(19-03-2019 17:41 )GreenMachine Wrote: Climbing over, under on and up things is something I remember. We didn't have to worry about where it was just tried where possible to be careful but that was the excitement. Trees, statues, hills, old buildings(great for exploring) and just getting into scrapes(not running home to Mum to have cuddle and be mollycoddled as today's kids are) It was a real 'jumpers for goalposts' time, sometimes you improvised with things and carrying a small penknife wasn't seen as a weapon but a useful tool. Comics used to give you survival techniques, it was real boys own stuff(and some girls too) and exploring probably shaped the person you would grow up to be. It wasn't all great and yes we did have accidents but we learnt from our mistakes. Joining clubs or even going into the Cubs taught you other skills.
In Cubs we learnt how to build a fire from scratch and then how to cook something. I took this outside to my garden where we once had a ditch and set up a small barbecue - a wire frame balanced on bricks with the intention of cooking a poached egg and beans. The beans went well as did the fire(keeping some water around to douse it if it got out of hand) but unfortunately when I put the egg into the poacher it took ages to cook but then I checked the holder and it had melted!

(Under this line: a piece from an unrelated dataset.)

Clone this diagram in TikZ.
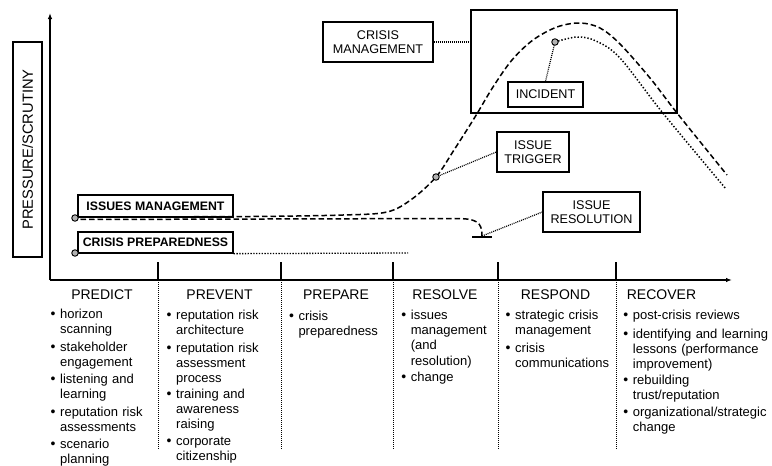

I had forgotten the first thing when poaching-ADD WATER INTO THE PAN FIRST!
Oops! my mother was not happy I had ruined the holder. Like I said we learn from our mistakes. Another example of LIVING! 
You’ve reminded me of something I did in 1978. It was at Butlins Pwllheli in North Wales, we were staying in the self catering chalets and one of the things that guests were supplied with was one of those old style kettles that would whistle when the kettle was boiling.
To heat the water in the kettle you had to fill it then put it on the electric cooker. These cookers didn’t have rings on them, more like a circular heating pad. Anyways, for whatever reason I was in the chalet on my tod and had decided to make a cup of tea. So soft arse here turned on the cooker heating pad...without checking there was water in the sodding kettle! Few minutes went by...then I think what gives..? Smoke coming from the cooker, turned out the base of the kettle which must have been as thin as tissue paper had melted onto the heating pad.
When the mater and pater discovered what I’d done they collectively rolled their eyes and I clearly remember my Dad coming out with a huge despairing sigh that seemed to go on forever. I had to get the melted gunk off this heating pad with a load of Brillo pads, and a lot of inward cursing.